Thursday, December 31, 2009

Rosemary Walnuts

Rosemary Walnuts
Yield: 2 cups

3 to 4 Tablespoons butter
2 tablespoons very finely minced fresh rosemary, or 1 scant Tablespoon dried & crumbled
1/4 teaspoon salt, more if desired
Generous pinch ground red pepper (Cayenne, or other hot ground pepper of your choice)
Optional: A couple shakes of Garlic Powder. If using Garlic Salt, reduce the plain salt in the recipe)
2 cups walnut halves or large pieces


Position oven rack in center, preheat oven to 400* (F)
Line a shallow baking pan (jelly roll pan) with foil or parchment.
Arrange walnuts evenly in pan, set aside.

In a small saucepan melt butter, then add rosemary, salt, red pepper. Stir over medium heat for a few moments so ingredients release their flavor. Remove from heat and sprinkle in garlic powder if using.

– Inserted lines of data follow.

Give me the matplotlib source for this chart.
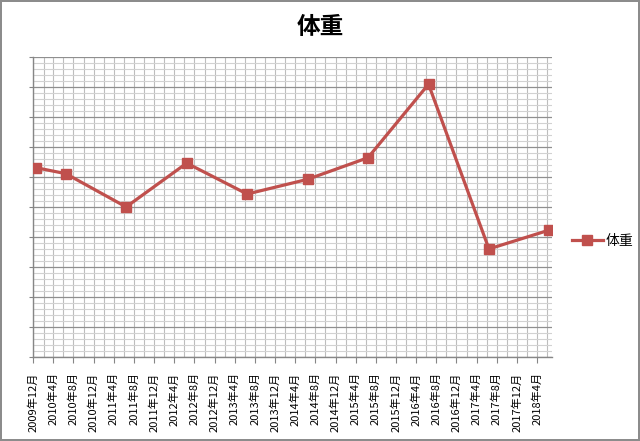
import matplotlib
matplotlib.use("Agg")
import matplotlib.pyplot as plt
import matplotlib.dates as mdates
from matplotlib.ticker import MultipleLocator, NullFormatter
from matplotlib.transforms import ScaledTranslation
import datetime as dt

plt.rcParams['font.family'] = ['Noto Sans CJK JP', 'DejaVu Sans']

# data
dates = ["2009-12-15", "2010-06-15", "2011-06-15", "2012-06-15", "2013-06-15",
         "2014-06-15", "2015-06-15", "2016-06-15", "2017-06-15", "2018-06-15"]
weights = [6.31, 6.11, 5.00, 6.46, 5.43, 5.92, 6.64, 9.09, 3.60, 4.23]
series_name = "体重"
title = "体重"

x = [dt.datetime.strptime(d, "%Y-%m-%d") for d in dates]

fig = plt.figure(figsize=(6.4, 4.41), dpi=100)
fig.patch.set_edgecolor('#8c8c8c')
fig.patch.set_linewidth(1.5)
ax = fig.add_axes([0.052, 0.1905, 0.8105, 0.6805])

ax.plot(x, weights, color='#C0504D', lw=2.3, marker='s', markersize=6.5,
        markeredgecolor='#C0504D', markerfacecolor='#C0504D', label=series_name, zorder=5)

ax.set_xlim(dt.datetime(2009, 12, 1), dt.datetime(2018, 7, 1))
ax.set_ylim(0, 10)

ax.xaxis.set_major_locator(mdates.MonthLocator(bymonth=[4, 8, 12]))
ax.xaxis.set_minor_locator(mdates.MonthLocator(bymonth=[2, 4, 6, 8, 10, 12]))
ax.xaxis.set_major_formatter(mdates.DateFormatter("%Y年%-m月"))
ax.yaxis.set_major_locator(MultipleLocator(1))
ax.yaxis.set_minor_locator(MultipleLocator(0.2))
ax.yaxis.set_major_formatter(NullFormatter())

ax.grid(which='major', axis='y', color='#8f8f8f', lw=0.9)
ax.grid(which='minor', axis='y', color='#d2d2d2', lw=0.8)
ax.grid(which='both', axis='x', color='#bdbdbd', lw=0.8)
ax.set_axisbelow(True)

for lbl in ax.get_xticklabels():
    lbl.set_rotation(90)
    lbl.set_fontsize(8)
    lbl.set_transform(lbl.get_transform() + ScaledTranslation(2/72, 0, fig.dpi_scale_trans))

ax.tick_params(axis='x', which='major', length=4, color='#868686', pad=7)
ax.tick_params(axis='x', which='minor', length=0)
ax.tick_params(axis='y', which='major', length=3, color='#868686')
ax.tick_params(axis='y', which='minor', length=0)

for s in ['top', 'right']:
    ax.spines[s].set_visible(False)
for s in ['left', 'bottom']:
    ax.spines[s].set_color('#868686')
    ax.spines[s].set_linewidth(1.0)

fig.text(0.5, 0.939, title, ha='center', va='center', fontsize=17, fontweight='bold')

fig.legend(loc='center left', bbox_to_anchor=(0.885, 0.453), frameon=False,
           fontsize=10, handlelength=2.2, handletextpad=0.2, borderaxespad=0)

fig.savefig("out.png", dpi=100)
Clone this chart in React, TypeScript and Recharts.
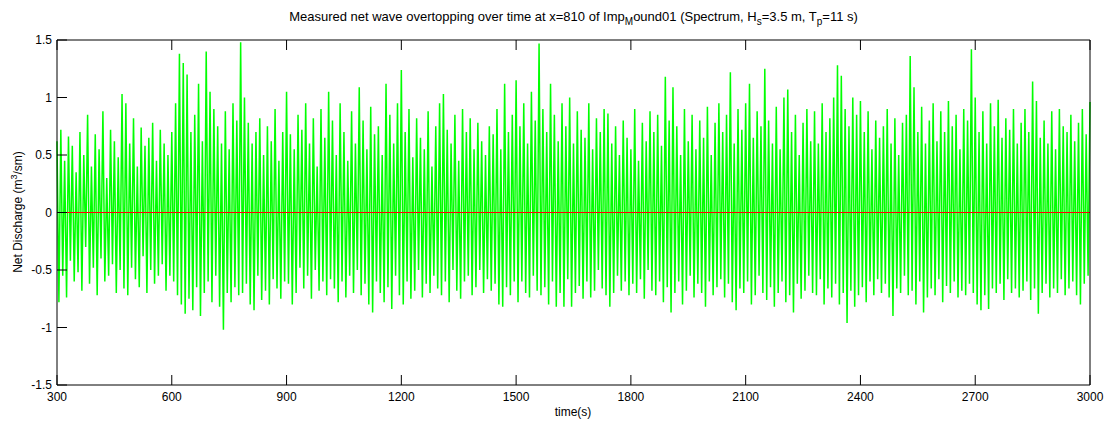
import React from 'react';
import { LineChart, Line, XAxis, YAxis, ReferenceLine } from 'recharts';

const START_TIME = 300;
const TIME_STEP = 5;
const discharge: number[] = [
    0.62, -0.78, 0.72, -0.55, 0.45, -0.74, 0.66, -0.42, 0.58, -0.6, 0.35, -0.52,
    0.7, -0.68, 0.5, -0.3, 0.85, -0.62, 0.4, -0.48, 0.68, -0.72, 0.55, -0.4,
    0.88, -0.6, 0.3, -0.55, 0.72, -0.45, 0.62, -0.7, 0.48, -0.5, 1.03, -0.66,
    0.95, -0.72, 0.6, -0.48, 0.82, -0.58, 0.4, -0.65, 0.74, -0.38, 0.58, -0.7,
    0.65, -0.5, 0.78, -0.62, 0.45, -0.55, 0.72, -0.45, 0.6, -0.68, 0.5, -0.55,
    0.7, -0.6, 0.95, -0.72, 1.38, -0.8, 1.3, -0.88, 1.2, -0.75, 0.7, -0.85,
    0.85, -0.65, 1.12, -0.9, 0.62, -0.7, 1.4, -0.6, 1.05, -0.78, 0.9, -0.55,
    0.75, -0.82, 0.6, -1.02, 0.88, -0.7, 0.55, -0.78, 0.95, -0.65, 0.8, -0.72,
    1.48, -0.7, 1.0, -0.62, 0.78, -0.8, 0.6, -0.85, 0.7, -0.55, 0.82, -0.76,
    0.5, -0.68, 0.75, -0.8, 0.62, -0.58, 0.9, -0.66, 0.45, -0.75, 0.7, -0.6,
    1.05, -0.62, 0.68, -0.8, 0.55, -0.7, 0.85, -0.48, 0.72, -0.66, 0.95, -0.55,
    0.6, -0.75, 0.82, -0.5, 0.4, -0.68, 0.9, -0.6, 0.65, -0.72, 1.05, -0.58,
    0.8, -0.66, 0.5, -0.78, 0.95, -0.6, 0.7, -0.74, 0.45, -0.55, 0.88, -0.7,
    0.6, -0.5, 1.09, -0.72, 0.8, -0.62, 0.55, -0.8, 0.92, -0.87, 0.68, -0.6,
    0.75, -0.7, 0.5, -0.78, 1.12, -0.65, 0.85, -0.84, 0.6, -0.55, 0.95, -0.72,
    1.24, -0.8, 0.7, -0.6, 0.9, -0.75, 0.48, -0.68, 0.82, -0.5, 0.65, -0.74,
    0.55, -0.62, 0.88, -0.7, 0.4, -0.55, 0.75, -0.66, 0.95, -0.72, 1.03, -0.6,
    0.72, -0.78, 0.6, -0.5, 0.85, -0.68, 0.45, -0.75, 0.9, -0.6, 0.7, -0.55,
    0.82, -0.72, 0.55, -0.65, 0.78, -0.5, 0.62, -0.7, 0.5, -0.58, 0.75, -0.68,
    0.68, -0.62, 0.9, -0.8, 0.55, -0.82, 1.12, -0.65, 0.7, -0.72, 0.85, -0.6,
    1.15, -0.78, 0.75, -0.6, 0.95, -0.7, 0.6, -0.74, 1.05, -0.55, 0.8, -0.68,
    1.47, -0.72, 0.9, -0.65, 0.7, -0.8, 1.12, -0.6, 0.85, -0.82, 0.62, -0.7,
    0.95, -0.82, 0.75, -0.58, 1.0, -0.82, 0.6, -0.7, 0.88, -0.64, 0.72, -0.75,
    0.65, -0.6, 0.95, -0.74, 0.55, -0.68, 0.82, -0.5, 0.7, -0.66, 0.9, -0.72,
    0.86, -0.82, 0.6, -0.7, 0.75, -0.55, 0.5, -0.68, 0.8, -0.6, 0.65, -0.72,
    0.55, -0.62, 0.9, -0.7, 0.45, -0.58, 0.78, -0.75, 0.62, -0.5, 0.88, -0.68,
    0.7, -0.72, 0.85, -0.6, 0.58, -0.78, 1.18, -0.65, 0.8, -0.87, 1.09, -0.7,
    0.75, -0.6, 0.5, -0.8, 0.9, -0.68, 0.62, -0.55, 0.85, -0.74, 0.55, -0.62,
    0.8, -0.7, 0.65, -0.82, 0.92, -0.6, 0.5, -0.72, 0.78, -0.65, 0.95, -0.58,
    0.7, -0.74, 0.85, -0.62, 1.22, -0.78, 0.6, -0.85, 0.9, -0.66, 0.72, -0.7,
    0.95, -0.6, 1.12, -0.8, 0.65, -0.72, 0.88, -0.55, 0.75, -0.7, 1.25, -0.76,
    0.8, -0.65, 0.6, -0.82, 0.92, -0.7, 0.55, -0.6, 1.0, -0.78, 1.07, -0.72,
    0.7, -0.87, 0.85, -0.62, 0.5, -0.75, 0.78, -0.68, 0.9, -0.55, 0.62, -0.7,
    0.88, -0.72, 0.6, -0.58, 0.95, -0.8, 0.7, -0.66, 0.82, -0.74, 1.0, -0.62,
    1.28, -0.8, 1.19, -0.7, 0.9, -0.96, 0.75, -0.68, 1.0, -0.82, 0.85, -0.72,
    0.97, -0.65, 0.7, -0.78, 0.88, -0.6, 0.55, -0.72, 0.8, -0.58, 0.65, -0.7,
    0.75, -0.62, 0.9, -0.74, 0.6, -0.9, 0.82, -0.66, 0.5, -0.7, 0.78, -0.55,
    0.85, -0.72, 1.36, -0.68, 1.09, -0.8, 0.7, -0.6, 0.92, -0.87, 0.6, -0.74,
    0.8, -0.66, 0.95, -0.72, 0.62, -0.58, 0.88, -0.78, 0.7, -0.64, 0.97, -0.7,
    0.75, -0.6, 0.85, -0.74, 0.55, -0.68, 0.9, -0.72, 0.8, -0.62, 1.42, -0.7,
    1.0, -0.8, 0.7, -0.85, 0.88, -0.72, 0.6, -0.84, 0.95, -0.66, 0.75, -0.7,
    0.98, -0.62, 0.65, -0.76, 0.82, -0.58, 0.72, -0.7, 0.9, -0.66, 0.6, -0.74,
    0.78, -0.68, 0.9, -0.6, 0.7, -0.76, 1.14, -0.66, 0.97, -0.88, 0.65, -0.7,
    0.8, -0.62, 0.6, -0.74, 0.88, -0.66, 0.55, -0.7, 0.9, -0.58, 0.75, -0.72,
    0.7, -0.66, 0.85, -0.6, 0.62, -0.72, 0.78, -0.8, 0.9, -0.62, 0.68, -0.55,
    0.96,
];

const timeTicks = [300, 600, 900, 1200, 1500, 1800, 2100, 2400, 2700, 3000];
const dischargeTicks = [-1.5, -1, -0.5, 0, 0.5, 1, 1.5];

const data = discharge.map((q, i) => ({ time: START_TIME + i * TIME_STEP, q }));

const FONT = '"Liberation Sans", Arial, Helvetica, sans-serif';
const AXIS = '#000000';
const TICK_LEN = 10;

const BottomTick = (props: any) => {
    const { x, y, payload } = props;
    return (
        <g>
            <line x1={x} y1={y} x2={x} y2={y - TICK_LEN} stroke={AXIS} />
            <text x={x} y={y + 16} textAnchor="middle" fontSize={12} fontFamily={FONT} fill="#000">
                {payload.value}
            </text>
        </g>
    );
};

const TopTick = (props: any) => {
    const { x, y } = props;
    return <line x1={x} y1={y} x2={x} y2={y + TICK_LEN} stroke={AXIS} />;
};

const LeftTick = (props: any) => {
    const { x, y, payload } = props;
    return (
        <g>
            <line x1={x} y1={y} x2={x + TICK_LEN} y2={y} stroke={AXIS} />
            <text x={x - 5} y={y + 4} textAnchor="end" fontSize={12} fontFamily={FONT} fill="#000">
                {payload.value}
            </text>
        </g>
    );
};

const RightTick = (props: any) => {
    const { x, y } = props;
    return <line x1={x} y1={y} x2={x - TICK_LEN} y2={y} stroke={AXIS} />;
};

const App: React.FC = () => {
    return (
        <div style={{ position: 'absolute', left: 0, top: 0, width: 1107, height: 421, background: '#fff', fontFamily: FONT }}>
            <LineChart width={1107} height={421} data={data} margin={{ top: 0, right: 0, bottom: 0, left: 0 }}>
                <XAxis
                    dataKey="time"
                    type="number"
                    domain={[300, 3000]}
                    ticks={timeTicks}
                    interval={0}
                    height={36}
                    tickSize={0}
                    tickMargin={0}
                    stroke={AXIS}
                    tick={BottomTick}
                />
                <XAxis
                    xAxisId="top"
                    dataKey="time"
                    type="number"
                    orientation="top"
                    domain={[300, 3000]}
                    ticks={timeTicks}
                    interval={0}
                    height={40}
                    tickSize={0}
                    tickMargin={0}
                    stroke={AXIS}
                    tick={TopTick}
                />
                <YAxis
                    type="number"
                    domain={[-1.5, 1.5]}
                    ticks={dischargeTicks}
                    interval={0}
                    width={57}
                    tickSize={0}
                    tickMargin={0}
                    stroke={AXIS}
                    tick={LeftTick}
                />
                <YAxis
                    yAxisId="right"
                    orientation="right"
                    type="number"
                    domain={[-1.5, 1.5]}
                    ticks={dischargeTicks}
                    interval={0}
                    width={17}
                    tickSize={0}
                    tickMargin={0}
                    stroke={AXIS}
                    tick={RightTick}
                />
                <Line
                    type="linear"
                    dataKey="q"
                    stroke="#00ff00"
                    strokeWidth={1.5}
                    strokeLinejoin="miter"
                    dot={false}
                    isAnimationActive={false}
                />
                <ReferenceLine y={0} stroke="#ff0000" strokeWidth={1} />
            </LineChart>
            <div style={{ position: 'absolute', left: 57, width: 1033, top: 9, textAlign: 'center', fontSize: 13, color: '#000', whiteSpace: 'nowrap' }}>
                Measured net wave overtopping over time at x=810 of Imp<sub style={{ fontSize: 10 }}>M</sub>ound01 (Spectrum, H<sub style={{ fontSize: 10 }}>s</sub>=3.5 m, T<sub style={{ fontSize: 10 }}>p</sub>=11 s)
            </div>
            <div style={{ position: 'absolute', left: 573, top: 405, transform: 'translateX(-50%)', fontSize: 12, color: '#000' }}>
                time(s)
            </div>
            <div style={{ position: 'absolute', left: 17, top: 212, transform: 'translate(-50%, -50%) rotate(-90deg)', fontSize: 12, color: '#000', whiteSpace: 'nowrap' }}>
                Net Discharge (m<sup style={{ fontSize: 9 }}>3</sup>/sm)
            </div>
        </div>
    );
};

export default App;
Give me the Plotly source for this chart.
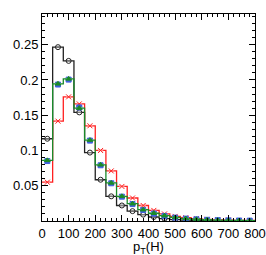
import plotly.graph_objects as go

bin_edges = [0, 40, 80, 120, 160, 200, 240, 280, 320, 360, 400, 440, 480, 520, 560, 600, 640, 680, 720, 760, 800]
black_vals = [0.1166, 0.2465, 0.227, 0.154, 0.097, 0.0585, 0.035, 0.022, 0.014, 0.009, 0.0057, 0.0033, 0.002, 0.0013, 0.0009, 0.0006, 0.0004, 0.0003, 0.0002, 0.0002]
red_vals = [0.055, 0.1416, 0.176, 0.166, 0.135, 0.100, 0.071, 0.049, 0.0326, 0.022, 0.015, 0.010, 0.0065, 0.0047, 0.0033, 0.0024, 0.0017, 0.0012, 0.0009, 0.0007]
green_vals = [0.086, 0.1945, 0.2015, 0.160, 0.1147, 0.0797, 0.054, 0.035, 0.0245, 0.016, 0.011, 0.0075, 0.005, 0.0035, 0.0025, 0.0018, 0.0013, 0.0009, 0.0007, 0.0005]
blue_vals = [0.085, 0.1935, 0.2005, 0.161, 0.1140, 0.0790, 0.0535, 0.0345, 0.024, 0.0155, 0.0105, 0.0072, 0.0048, 0.0034, 0.0024, 0.0017, 0.0012, 0.0009, 0.0007, 0.0005]
x_ticks = [0, 100, 200, 300, 400, 500, 600, 700, 800]
y_ticks = [0.05, 0.1, 0.15, 0.2, 0.25]
y_tick_labels = ["0.05", "0.1", "0.15", "0.2", "0.25"]

centers = [(bin_edges[i] + bin_edges[i + 1]) / 2 for i in range(len(bin_edges) - 1)]

fig = go.Figure()

def add_hist(vals, color, symbol, name, line=True, light=None):
    if line:
        fig.add_trace(go.Scatter(x=bin_edges, y=vals + [vals[-1]], mode="lines",
                                 line=dict(color=color, width=1.3, shape="hv"),
                                 showlegend=False, hoverinfo="skip"))
    fig.add_trace(go.Scatter(x=centers, y=vals, mode="markers",
                             marker=dict(color=color, symbol=symbol, size=5,
                                         line=dict(color=color, width=1)),
                             error_x=dict(type="constant", value=8, color=light or color,
                                          thickness=1, width=1),
                             name=name, showlegend=False))

add_hist(black_vals, "#222222", "circle-open", "black", light="#888888")
add_hist(red_vals, "#ff2020", "x-thin", "red", light="#ff9090")
add_hist(blue_vals, "#4060e0", "square", "blue", line=False, light="#8090f0")
add_hist(green_vals, "#1a8a2a", "triangle-up", "green", light="#70c080")

fig.update_layout(
    width=266, height=255,
    margin=dict(l=42, r=11, t=14, b=34),
    paper_bgcolor="white", plot_bgcolor="white",
    font=dict(family="Liberation Sans, Arial, sans-serif", size=13, color="black"),
    xaxis=dict(range=[0, 800], tickvals=x_ticks, ticks="inside", ticklen=6,
               showgrid=False, zeroline=False, showline=True, linecolor="black",
               linewidth=1, mirror="allticks", tickcolor="black", automargin=False,
               minor=dict(dtick=20, ticks="inside", ticklen=3, tickcolor="black"),
               tickfont=dict(size=13)),
    yaxis=dict(range=[0, 0.2935], tickvals=y_ticks, ticktext=y_tick_labels,
               ticks="inside", ticklen=6, showgrid=False, zeroline=False,
               showline=True, linecolor="black", linewidth=1, mirror="allticks",
               tickcolor="black", automargin=False,
               minor=dict(dtick=0.01, ticks="inside", ticklen=3, tickcolor="black"),
               tickfont=dict(size=13)),
    annotations=[dict(text="p<sub>T</sub>(H)", x=0.5, y=-0.078, xref="paper", yref="paper",
                      xanchor="center", yanchor="top", showarrow=False,
                      font=dict(size=13))],
)

fig.write_html("out.html", config={"displayModeBar": False},
               post_script="document.body.style.margin='0';document.body.style.overflow='hidden';")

Drizzle butter mixture over nuts, stirring to coat as evenly as possible. Place pan in oven and roast for about 6 to 10 minutes or so, until walnuts are lightly toasted, stirring every 3 minutes. Remove from oven and allow to cool. Store in airtight containers. These make a nice gift when packaged in a jar with a pretty bow.